> **REQUIRED WORK**
Only the lines from the one with "Clone this chart in Plotly." to the one with "import plotly.graph_objects as go", both included, should be output, without any images.

> **RECORDS SHOWN**

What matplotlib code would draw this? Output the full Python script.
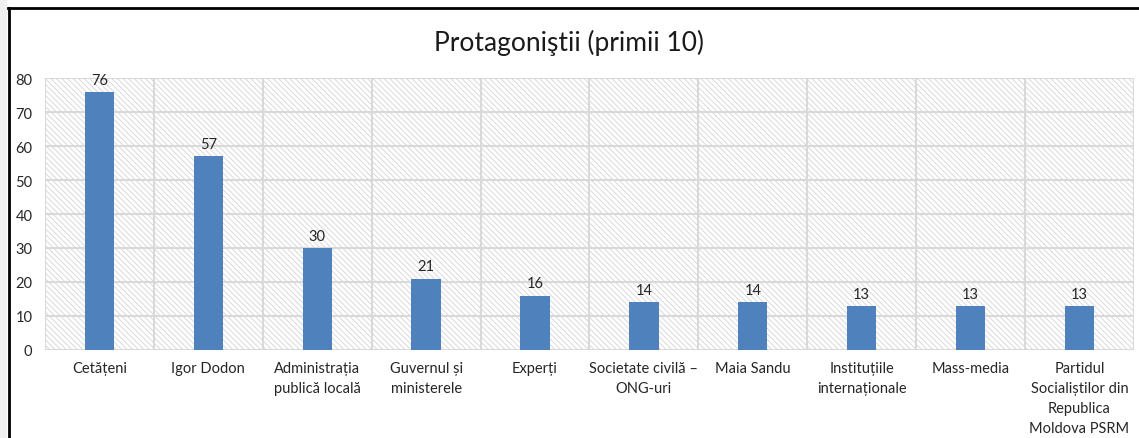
import numpy as np
import matplotlib.pyplot as plt
from matplotlib.patches import Rectangle
from matplotlib.lines import Line2D

plt.rcParams['font.family'] = ['Lato', 'DejaVu Sans']
plt.rcParams['hatch.color'] = '#d4d4d4'
plt.rcParams['hatch.linewidth'] = 0.6

categorii = ['Cetățeni', 'Igor Dodon', 'Administrația\npublică locală',
             'Guvernul și\nministerele', 'Experți', 'Societate civilă –\nONG-uri',
             'Maia Sandu', 'Instituțiile\ninternaționale', 'Mass-media',
             'Partidul\nSocialiștilor din\nRepublica\nMoldova PSRM']
valori = [76, 57, 30, 21, 16, 14, 14, 13, 13, 13]

fig = plt.figure(figsize=(11.39, 4.39), dpi=100)
ax = fig.add_axes([0.0395, 0.2005, 0.956, 0.6195])

x = np.arange(len(categorii))
ax.set_xlim(-0.5, len(categorii) - 0.5)
ax.set_ylim(0, 80)

# fundal hasurat
ax.add_patch(Rectangle((-0.5, 0), len(categorii), 80, facecolor='white',
                       edgecolor='#d4d4d4', hatch='\\\\\\\\\\\\', linewidth=0, zorder=0))

bars = ax.bar(x, valori, 0.27, color='#4f81bd', zorder=3)
for xi, v in zip(x, valori):
    ax.text(xi, v + 1.5, str(v), ha='center', va='bottom', fontsize=10.5, color='#262626')

ax.set_yticks(np.arange(0, 81, 10))
ax.set_xticks(x, categorii, fontsize=10.5, color='#262626', linespacing=1.55)
ax.set_xticks(np.arange(-0.5, len(categorii), 1), minor=True)
ax.tick_params(axis='both', which='both', length=0, labelsize=10.5, colors='#262626', pad=8)
ax.tick_params(axis='y', pad=9)
ax.grid(True, axis='y', color='#d9d9d9', linewidth=1.5, zorder=1)
ax.grid(True, axis='x', which='minor', color='#d9d9d9', linewidth=1.5, zorder=1)
ax.grid(False, axis='x', which='major')
for s in ax.spines.values():
    s.set_visible(False)

fig.text(0.5, 0.903, 'Protagoniştii (primii 10)', ha='center', va='center',
         fontsize=19, color='#1a1a1a')

# chenar
fig.add_artist(Rectangle((0, 0), 7 / 1139, 1, transform=fig.transFigure,
                         facecolor='#f0f0f0', edgecolor='none'))
fig.add_artist(Line2D([8.5 / 1139, 8.5 / 1139], [0, 1 - 8.5 / 439],
                      transform=fig.transFigure, color='black', linewidth=2))
fig.add_artist(Line2D([7.5 / 1139, 1], [1 - 8.5 / 439, 1 - 8.5 / 439],
                      transform=fig.transFigure, color='black', linewidth=2))

fig.savefig('out.png', dpi=100)
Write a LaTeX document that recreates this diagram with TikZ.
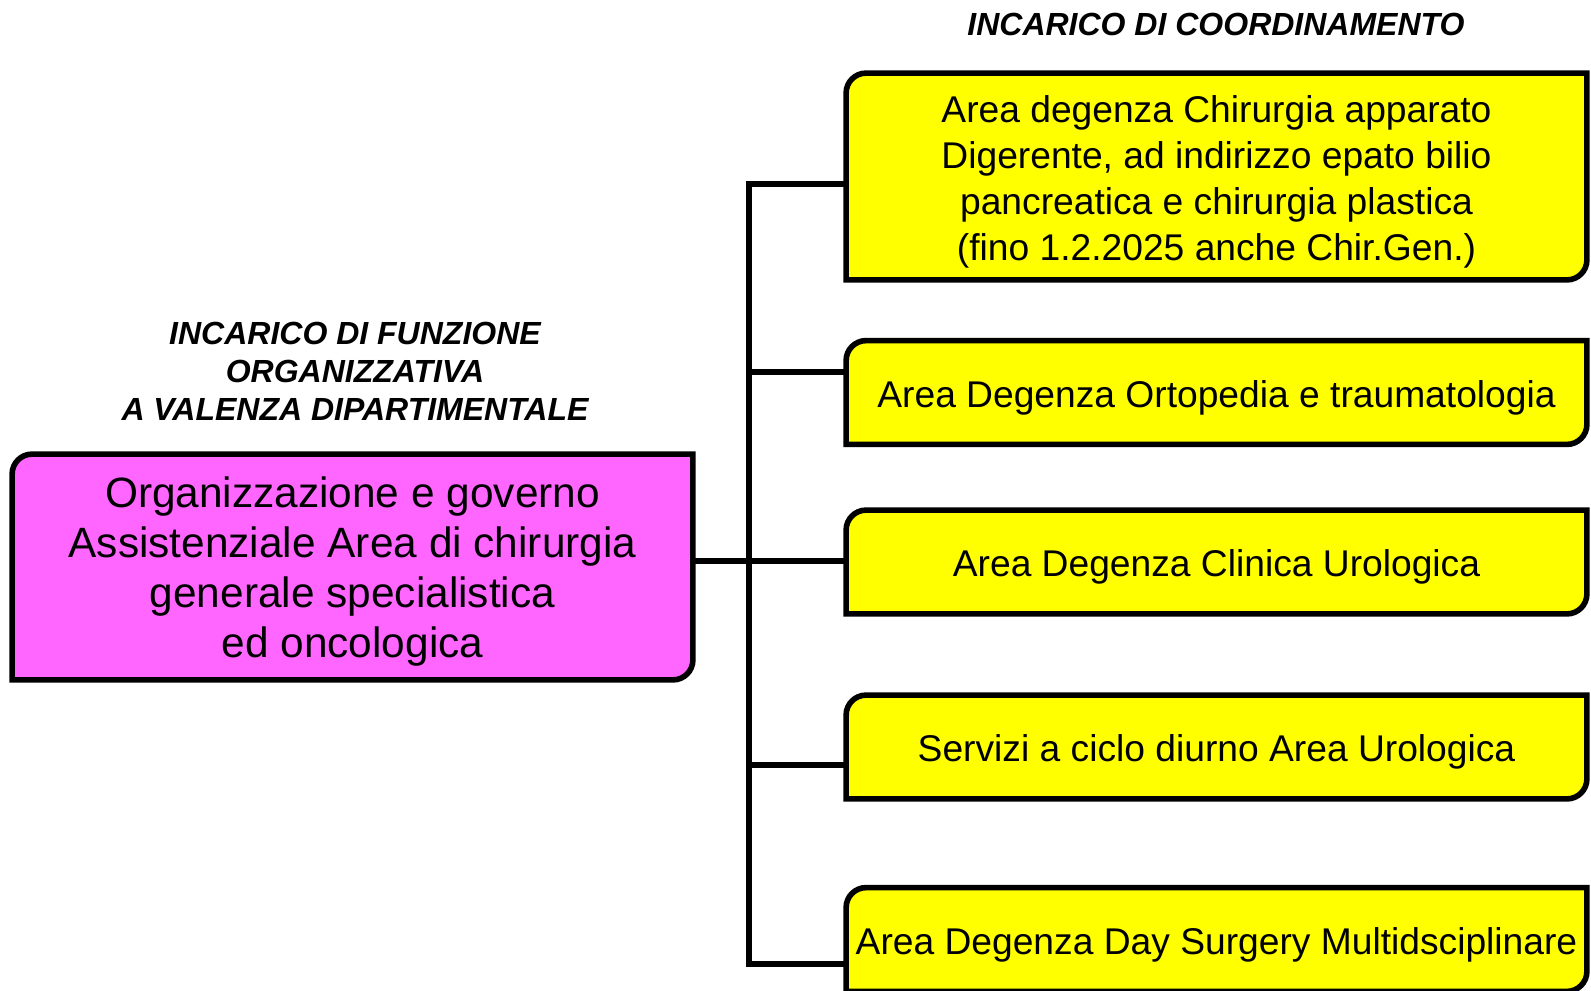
\documentclass[tikz,border=0pt]{standalone}
\usepackage{fontspec}
\setmainfont{Liberation Sans}
\usetikzlibrary{positioning,backgrounds}

\definecolor{funzpink}{HTML}{FF66FF}
\definecolor{coordyellow}{HTML}{FFFF00}

\begin{document}
\begin{tikzpicture}[x=0.5pt, y=-0.5pt,
    boxtext/.style={inner sep=0pt, align=center, minimum width=370pt},
    funz/.style={inner sep=0pt, align=center, minimum width=340pt, minimum height=112.5pt,
      font=\fontsize{21.2pt}{25pt}\selectfont},
    coord/.style={boxtext, minimum height=51.5pt, font=\fontsize{18.6pt}{23pt}\selectfont},
    tall/.style={coord, minimum height=103pt},
    title/.style={align=center, inner sep=0pt,
      font=\fontsize{16pt}{19pt}\selectfont\bfseries\itshape},
    outline/.style={draw=black, line width=2.8pt, line join=miter},
    link/.style={draw=black, line width=2.6pt, line join=miter}]
  \useasboundingbox (0,0) rectangle (1591,991);

  % Titles
  \node[title] (coordtitle) at (1216,24) {INCARICO DI COORDINAMENTO};
  \node[title] (funztitle)  at (355,371) {INCARICO DI FUNZIONE\\ORGANIZZATIVA\\A VALENZA DIPARTIMENTALE};

  % Nodes (text sits a little below the middle of each box)
  \node[funz]  (org) at (352.5,572) {Organizzazione e governo\\Assistenziale Area di chirurgia\\generale specialistica\\ed oncologica};
  \node[tall]  (b1)  at (1216.5,181.5) {Area degenza Chirurgia apparato\\Digerente, ad indirizzo epato bilio\\pancreatica e chirurgia plastica\\(fino 1.2.2025 anche Chir.Gen.)};
  \node[coord] (b2)  at (1216.5,397.5) {Area Degenza Ortopedia e traumatologia};
  \node[coord] (b3)  at (1216.5,567) {Area Degenza Clinica Urologica};
  \node[coord] (b4)  at (1216.5,752) {Servizi a ciclo diurno Area Urologica};
  \node[coord] (b5)  at (1216.5,944.5) {Area Degenza Day Surgery Multidsciplinare};

  % Box outlines (rounded top left and bottom right)
  \begin{pgfonlayer}{background}
    \foreach \n/\c in {org/funzpink, b1/coordyellow, b2/coordyellow, b3/coordyellow, b4/coordyellow, b5/coordyellow}
      \filldraw[outline, fill=\c] ([yshift=2.5pt]\n.south west) -- ([yshift=-7.5pt]\n.north west)
        arc[start angle=180, end angle=90, radius=10pt] -- ([yshift=2.5pt]\n.north east)
        -- ([yshift=12.5pt]\n.south east) arc[start angle=0, end angle=-90, radius=10pt] -- cycle;
  \end{pgfonlayer}

  % Edges
  \coordinate (t1) at (749,184);
  \coordinate (t2) at (749,372);
  \coordinate (t3) at (749,561);
  \coordinate (t4) at (749,765);
  \coordinate (t5) at (749,964);
  \draw[link] (t1 -| b1.west) -- (t1) -- (t5) -- (t5 -| b5.west);
  \foreach \i in {2,3,4}
    \draw[link] (t\i) -- (t\i -| b\i.west);
  \draw[link] (org.east |- t3) -- (t3);
\end{tikzpicture}
\end{document}
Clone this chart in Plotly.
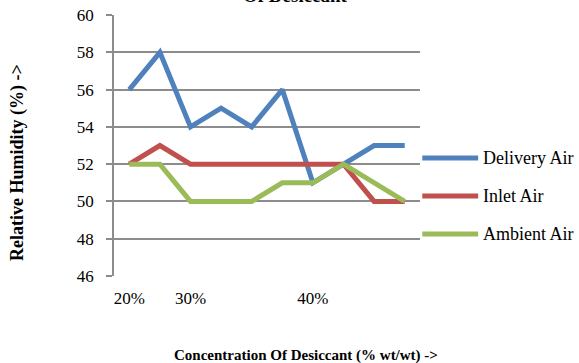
import plotly.graph_objects as go

# ---- data ----
x_pos = [1, 2, 3, 4, 5, 6, 7, 8, 9, 10]
tick_vals = [1, 3, 7]
tick_text = ["20%", "30%", "40%"]
delivery_air = [56, 58, 54, 55, 54, 56, 51, 52, 53, 53]
inlet_air = [52, 53, 52, 52, 52, 52, 52, 52, 50, 50]
ambient_air = [52, 52, 50, 50, 50, 51, 51, 52, 51, 50]
series_names = ["Delivery Air", "Inlet Air", "Ambient Air"]
series_values = [delivery_air, inlet_air, ambient_air]
colors = ["#4F81BD", "#C0504D", "#9BBB59"]

FONT = "Liberation Serif"
GRID = "#8C8C8C"

fig = go.Figure()
for name, vals, col in zip(series_names, series_values, colors):
    fig.add_trace(go.Scatter(x=x_pos, y=vals, mode="lines", name=name,
                             line=dict(color=col, width=5),
                             showlegend=False))

# manual legend (long line samples like the original)
leg_y = [0.4520, 0.3065, 0.1609]
for name, col, ly in zip(series_names, colors, leg_y):
    fig.add_shape(type="line", xref="paper", yref="paper",
                  x0=1.0075, x1=1.19, y0=ly, y1=ly,
                  line=dict(color=col, width=5))
    fig.add_annotation(text=name, xref="paper", yref="paper",
                       x=1.20, y=ly, xanchor="left", yanchor="middle",
                       showarrow=False,
                       font=dict(family=FONT, size=18, color="#000"))

# clipped title
fig.add_annotation(text="<b>Of Desiccant</b>", xref="paper", yref="paper",
                   x=0.593, y=1.0, yshift=7, xanchor="center", yanchor="bottom",
                   showarrow=False,
                   font=dict(family=FONT, size=19, color="#000"))

# axis titles
fig.add_annotation(text="<b>Concentration Of Desiccant (% wt/wt) -></b>",
                   xref="paper", yref="paper", x=0.627, y=0, yshift=-79,
                   xanchor="center", yanchor="middle", showarrow=False,
                   font=dict(family=FONT, size=15, color="#000"))
fig.add_annotation(text="<b>Relative Humidity (%) -></b>", textangle=-90,
                   xref="paper", yref="paper", x=0, xshift=-96, y=0.433,
                   xanchor="center", yanchor="middle", showarrow=False,
                   font=dict(family=FONT, size=18, color="#000"))

fig.update_layout(
    width=579, height=363,
    margin=dict(l=114, r=159, t=15, b=87),
    paper_bgcolor="white", plot_bgcolor="white",
    font=dict(family=FONT, size=17, color="#000"),
    xaxis=dict(range=[0.5, 10.5], tickmode="array", tickvals=tick_vals,
               ticktext=tick_text, showgrid=False, zeroline=False,
               showline=False, ticks="", ticklabelstandoff=10,
               automargin=False,
               tickfont=dict(family=FONT, size=17)),
    yaxis=dict(range=[46, 60], dtick=2, showgrid=True, gridcolor=GRID,
               gridwidth=1.5, zeroline=False, showline=True, linecolor=GRID,
               linewidth=1.5, ticks="outside", ticklen=6, tickcolor=GRID,
               tickwidth=1.5, ticklabelstandoff=9, automargin=False,
               tickfont=dict(family=FONT, size=17)),
)

fig.write_html("out.html", config={"displayModeBar": False},
               post_script="document.body.style.margin='0';"
                           "document.body.style.overflow='hidden';")
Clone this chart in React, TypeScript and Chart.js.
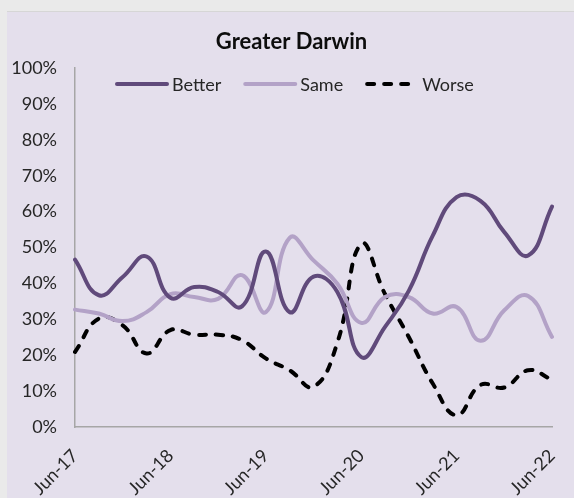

> **TASK RESULT**
Clone this chart in Plotly.
import plotly.graph_objects as go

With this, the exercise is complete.